• [COLLECTED MATERIAL]
################
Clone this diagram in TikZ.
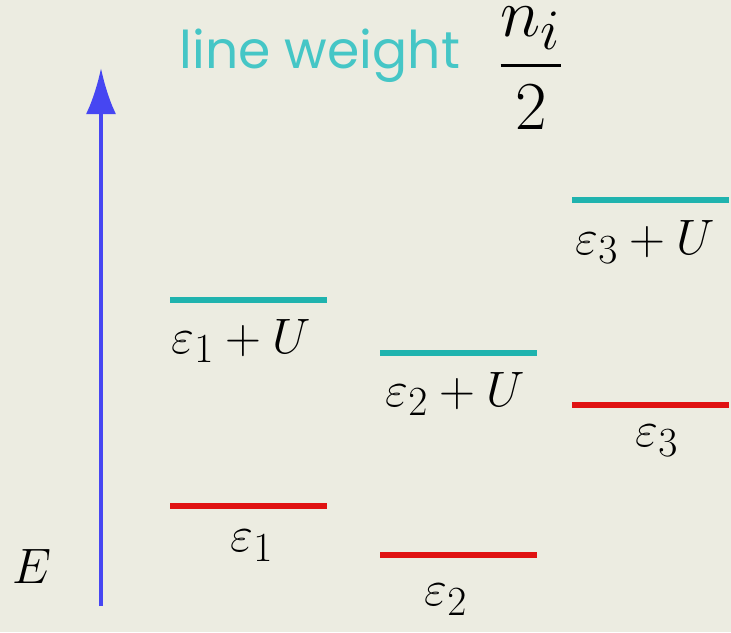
\documentclass[tikz,border=0pt]{standalone}
\usepackage{amsmath}
\usepackage{fontspec}
\usepackage{xcolor}
\usetikzlibrary{arrows.meta}
\newfontfamily\labelfont{Poppins}
\definecolor{paper}{HTML}{ECECE1}
\definecolor{upcol}{HTML}{1FB3AE}
\definecolor{lowcol}{HTML}{E01212}
\definecolor{axiscol}{HTML}{4646F2}
\definecolor{notecol}{HTML}{45C6C6}

\begin{document}
\begin{tikzpicture}[x=0.5pt, y=-0.5pt,
    level/.style={line width=3pt},
    upper/.style={level, upcol},
    lower/.style={level, lowcol},
    lbl/.style={font=\fontsize{28}{34}\selectfont, inner sep=0pt}]
        % Background
        \fill[paper] (0,0) rectangle (731,632);
        \useasboundingbox (0,0) rectangle (731,632);

        % Energy axis
        \coordinate (ebot) at (101, 606);
        \coordinate (etop) at (101, 68);
        \draw[axiscol, line width=2pt, -{Latex[length=23pt, width=15pt]}] (ebot) -- (etop);
        \node[lbl] (elab) at (32, 566) {$E$};

        % Title
        \node[notecol, font=\labelfont\fontsize{26}{30}\selectfont, inner sep=0pt] (note) at (320, 56) {line weight};
        \node[lbl] (frac) at (531, 68) {\scalebox{1.38}{$\displaystyle\frac{n_i}{2}$}};

        % Define end points of the levels
        \coordinate (u1a) at (170, 300);
        \coordinate (u1b) at (327, 300);
        \coordinate (u2a) at (380, 353);
        \coordinate (u2b) at (537, 353);
        \coordinate (u3a) at (572, 200);
        \coordinate (u3b) at (729, 200);
        \coordinate (l1a) at (170, 506);
        \coordinate (l1b) at (327, 506);
        \coordinate (l2a) at (380, 555);
        \coordinate (l2b) at (537, 555);
        \coordinate (l3a) at (572, 405);
        \coordinate (l3b) at (729, 405);

        % Draw levels
        \draw[upper] (u1a) -- (u1b);
        \draw[upper] (u2a) -- (u2b);
        \draw[upper] (u3a) -- (u3b);
        \draw[lower] (l1a) -- (l1b);
        \draw[lower] (l2a) -- (l2b);
        \draw[lower] (l3a) -- (l3b);

        % Label levels
        \node[lbl] (u1lab) at (241, 341) {$\varepsilon_1 + U$};
        \node[lbl] (u2lab) at (455, 394) {$\varepsilon_2 + U$};
        \node[lbl] (u3lab) at (645, 242) {$\varepsilon_3 + U$};
        \node[lbl] (l1lab) at (252, 546) {$\varepsilon_1$};
        \node[lbl] (l2lab) at (446, 600) {$\varepsilon_2$};
        \node[lbl] (l3lab) at (657, 441) {$\varepsilon_3$};
    \end{tikzpicture}
\end{document}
################
• [YOUR GOAL] Return each line of the data, keeping its wording exact and omitting pictures.

• [THE ANSWER]
Clone this diagram in TikZ.
\documentclass[tikz,border=0pt]{standalone}
\usepackage{amsmath}
\usepackage{fontspec}
\usepackage{xcolor}
\usetikzlibrary{arrows.meta}
\newfontfamily\labelfont{Poppins}
\definecolor{paper}{HTML}{ECECE1}
\definecolor{upcol}{HTML}{1FB3AE}
\definecolor{lowcol}{HTML}{E01212}
\definecolor{axiscol}{HTML}{4646F2}
\definecolor{notecol}{HTML}{45C6C6}

\begin{document}
\begin{tikzpicture}[x=0.5pt, y=-0.5pt,
    level/.style={line width=3pt},
    upper/.style={level, upcol},
    lower/.style={level, lowcol},
    lbl/.style={font=\fontsize{28}{34}\selectfont, inner sep=0pt}]
        % Background
        \fill[paper] (0,0) rectangle (731,632);
        \useasboundingbox (0,0) rectangle (731,632);

        % Energy axis
        \coordinate (ebot) at (101, 606);
        \coordinate (etop) at (101, 68);
        \draw[axiscol, line width=2pt, -{Latex[length=23pt, width=15pt]}] (ebot) -- (etop);
        \node[lbl] (elab) at (32, 566) {$E$};

        % Title
        \node[notecol, font=\labelfont\fontsize{26}{30}\selectfont, inner sep=0pt] (note) at (320, 56) {line weight};
        \node[lbl] (frac) at (531, 68) {\scalebox{1.38}{$\displaystyle\frac{n_i}{2}$}};

        % Define end points of the levels
        \coordinate (u1a) at (170, 300);
        \coordinate (u1b) at (327, 300);
        \coordinate (u2a) at (380, 353);
        \coordinate (u2b) at (537, 353);
        \coordinate (u3a) at (572, 200);
        \coordinate (u3b) at (729, 200);
        \coordinate (l1a) at (170, 506);
        \coordinate (l1b) at (327, 506);
        \coordinate (l2a) at (380, 555);
        \coordinate (l2b) at (537, 555);
        \coordinate (l3a) at (572, 405);
        \coordinate (l3b) at (729, 405);

        % Draw levels
        \draw[upper] (u1a) -- (u1b);
        \draw[upper] (u2a) -- (u2b);
        \draw[upper] (u3a) -- (u3b);
        \draw[lower] (l1a) -- (l1b);
        \draw[lower] (l2a) -- (l2b);
        \draw[lower] (l3a) -- (l3b);

        % Label levels
        \node[lbl] (u1lab) at (241, 341) {$\varepsilon_1 + U$};
        \node[lbl] (u2lab) at (455, 394) {$\varepsilon_2 + U$};
        \node[lbl] (u3lab) at (645, 242) {$\varepsilon_3 + U$};
        \node[lbl] (l1lab) at (252, 546) {$\varepsilon_1$};
        \node[lbl] (l2lab) at (446, 600) {$\varepsilon_2$};
        \node[lbl] (l3lab) at (657, 441) {$\varepsilon_3$};
    \end{tikzpicture}
\end{document}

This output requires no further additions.